Le regole di esercizio hanno infine confermato con molta chiarezza che l’anno in corso sarà un “tempo di transizione” impiegato nel passaggio alla costruzione del nuovo assetto istituzionale ed in particolare alla nuova organizzazione gestionale  cioè a dare forma ai nuovi “contenitori” del welfare sociosanitario. 

In pratica, potrebbe succedere che un servizio venga trasferito altrove più per soddisfare esigenze organizzative di dirigenza e personale che non per andare incontro a necessità dell’utenza. Si tratta, ricordiamolo, di presidi assistenziali del “calibro” di Consultorio familiare, CPS, Ser.T….tutte strutture che hanno un’utenza debole e comunque, non necessariamente dotata di ogni possibilità di trasportarsi in angoli diversi della provincia.

Quanto alle liste d’attesa, secondo una ricerca di Cittadinanzattiva, quasi un cittadino su dieci rinuncia a curarsi per motivi economici e liste di attesa. Il 7,2 per cento dei residenti rinuncia alle cure a causa delle liste d’attesa e dei ticket. Il 5,1 per cento, ossia 2,7 milioni di persone, secondo quanto emerge dai dati dell’osservatorio, sceglie di farlo per motivi economici, gli altri invece per i tempi lunghi imposti dalle liste. In una ricerca CENSIS commissionata a Bergamo dalla FNP, risulta che la lunghezza delle liste di attesa è un problema per l’84% degli ultra 65enni.
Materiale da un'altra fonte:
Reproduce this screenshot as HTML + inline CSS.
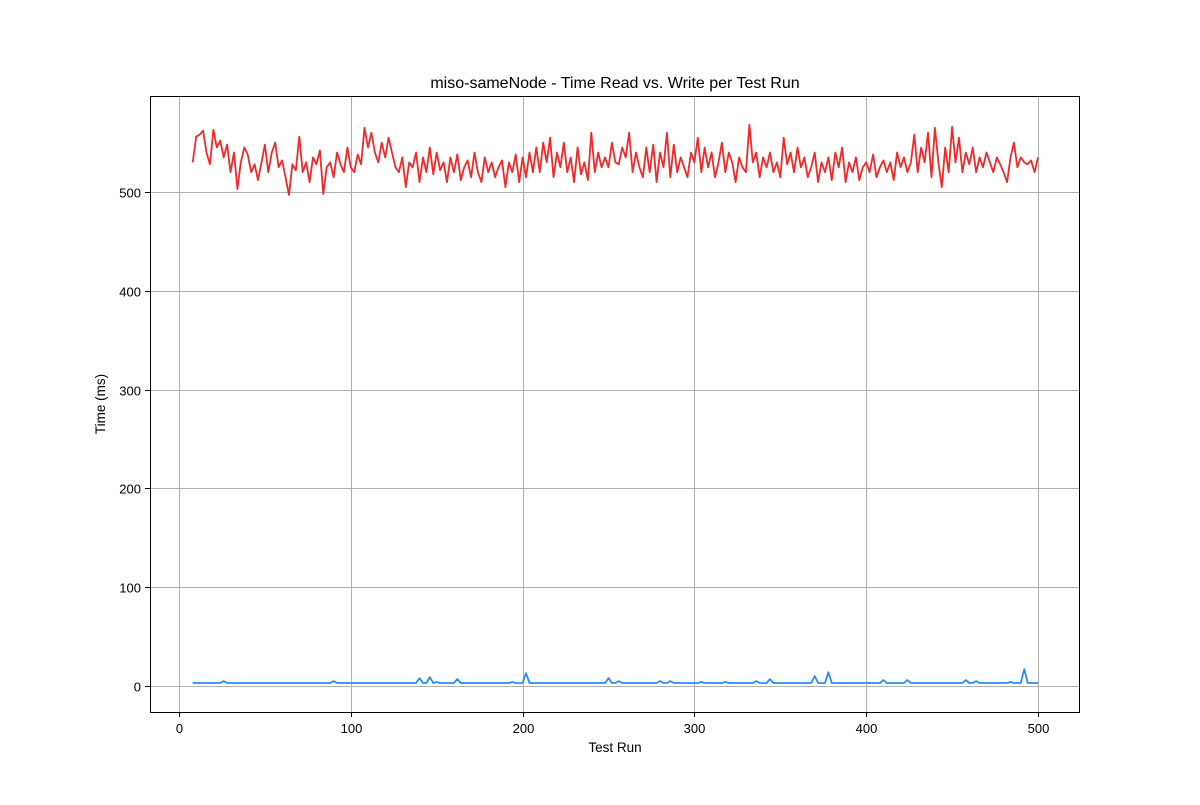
<!DOCTYPE html>
<html><head><meta charset="utf-8"><style>
body{margin:0;background:#fff;}
svg text{font-family:"Liberation Sans","DejaVu Sans",sans-serif;fill:#000;}
</style></head><body>
<svg id="chart" width="1200" height="800" xmlns="http://www.w3.org/2000/svg">
<rect width="1200" height="800" fill="#fff"/>
<g id="grid"></g>
<g id="series"></g>
<rect x="150.5" y="96.5" width="929" height="616" fill="none" stroke="#000" stroke-width="1"/>
<g id="ticks"></g>
<text x="615" y="88" font-size="16" text-anchor="middle">miso-sameNode - Time Read vs. Write per Test Run</text>
<text x="615" y="752" font-size="13.5" text-anchor="middle">Test Run</text>
<text x="105" y="404" font-size="13.5" text-anchor="middle" transform="rotate(-90 105 404)">Time (ms)</text>
</svg>
<script>
const xTicks=[0,100,200,300,400,500];
const yTicks=[0,100,200,300,400,500];
const runStart=8, runStep=2;
const writeTimes=[530,556,558,562,540,528,563,545,552,535,
548,520,540,503,530,545,538,520,528,512,
530,548,520,540,550,525,532,515,497,528,
522,556,520,530,510,535,528,542,498,525,
530,515,540,528,520,545,525,520,538,528,
565,545,560,540,530,550,535,555,540,525,
520,535,505,530,525,540,510,535,520,545,
518,540,522,530,510,535,520,538,512,525,
532,515,540,520,510,535,520,530,515,525,
532,505,530,520,538,510,535,515,540,520,
545,520,550,530,555,515,540,525,550,520,
535,510,545,518,530,512,560,520,540,525,
535,525,550,530,528,545,535,560,520,540,
525,515,545,520,548,510,540,525,560,515,
548,520,535,525,515,540,530,555,520,545,
525,540,515,530,550,520,540,530,510,535,
525,520,568,530,540,515,535,525,540,520,
530,515,555,528,540,520,545,525,535,515,
525,540,510,530,520,535,512,540,525,545,
510,530,520,535,512,525,530,520,538,515,
525,532,520,530,512,540,525,535,520,530,
558,520,545,530,560,515,565,530,505,545,
520,566,530,555,520,540,528,545,520,535,
525,540,530,520,535,528,520,510,535,550,
525,535,530,528,532,520,535];
const readTimes=[3,3,3,3,3,3,3,3,3,5,
3,3,3,3,3,3,3,3,3,3,
3,3,3,3,3,3,3,3,3,3,
3,3,3,3,3,3,3,3,3,3,
3,5,3,3,3,3,3,3,3,3,
3,3,3,3,3,3,3,3,3,3,
3,3,3,3,3,3,8,3,3,9,
3,4,3,3,3,3,3,7,3,3,
3,3,3,3,3,3,3,3,3,3,
3,3,3,4,3,3,3,13,3,3,
3,3,3,3,3,3,3,3,3,3,
3,3,3,3,3,3,3,3,3,3,
3,8,3,3,5,3,3,3,3,3,
3,3,3,3,3,3,5,3,3,5,
3,3,3,3,3,3,3,3,4,3,
3,3,3,3,3,4,3,3,3,3,
3,3,3,3,5,3,3,3,7,3,
3,3,3,3,3,3,3,3,3,3,
3,10,3,3,3,14,3,3,3,3,
3,3,3,3,3,3,3,3,3,3,
3,6,3,3,3,3,3,3,6,3,
3,3,3,3,3,3,3,3,3,3,
3,3,3,3,3,6,3,3,5,3,
3,3,3,3,3,3,3,3,4,3,
3,3,17,3,3,3,3];
const X=v=>179+v*(1038-179)/500;
const Y=v=>686-v*(686-192)/500;
const NS="http://www.w3.org/2000/svg";
const grid=document.getElementById('grid'),ticks=document.getElementById('ticks'),series=document.getElementById('series');
function mk(tag,attrs,parent){const e=document.createElementNS(NS,tag);for(const k in attrs)e.setAttribute(k,attrs[k]);parent.appendChild(e);return e;}
xTicks.forEach(t=>{
  const x=Math.round(X(t))+0.5;
  const g=mk('line',{x1:x,x2:x,y1:96,y2:712,stroke:'#b0b0b0','stroke-width':1},grid);
  
  
  const tk=mk('line',{x1:x,x2:x,y1:712,y2:717,stroke:'#000'},ticks);
  
  
  const tx=mk('text',{x:x,y:733,'font-size':13,'text-anchor':'middle'},ticks);tx.textContent=t;
  
  
});
yTicks.forEach(t=>{
  const y=Math.round(Y(t))+0.5;
  const g=mk('line',{x1:150,x2:1080,y1:y,y2:y,stroke:'#b0b0b0','stroke-width':1},grid);
  
  
  const tk=mk('line',{x1:145,x2:150,y1:y,y2:y,stroke:'#000'},ticks);
  
  
  const tx=mk('text',{x:141,y:y+5,'font-size':13,'text-anchor':'end'},ticks);tx.textContent=t;
  
  
});
function line(vals,color,name){
  const pts=vals.map((v,i)=>X(runStart+i*runStep).toFixed(1)+','+Y(v).toFixed(1)).join(' ');
  const p=mk('polyline',{points:pts,fill:'none',stroke:color,'stroke-width':1.8,'stroke-linejoin':'round'},series);
  
  
}
line(writeTimes,'#ee2a2a','write-time-line');
line(readTimes,'#2b8cf0','read-time-line');
</script>
</body></html>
Come tropo spesso accade, le ristrutturazioni di servizi badano più a risparmi, a soddisfare esigenze e ambizioni manageriali e dirigenziali, e non esitano a oltrepassare con estrema nonchalance i bisogni dell’utenza, spesso non servita da adeguati servizi di trasporto. La FNP CISL chiede che, nella definizione di ambiti e servizi, venga dato un livello di attenzione superiore a quanto accaduto nelle precedenti riforme alle esigenze della popolazione, così da non sottoporla a esodi e trasferte che rischierebbero di compromettere la “tenuta” e l’accoglienza stessa dei servizi”.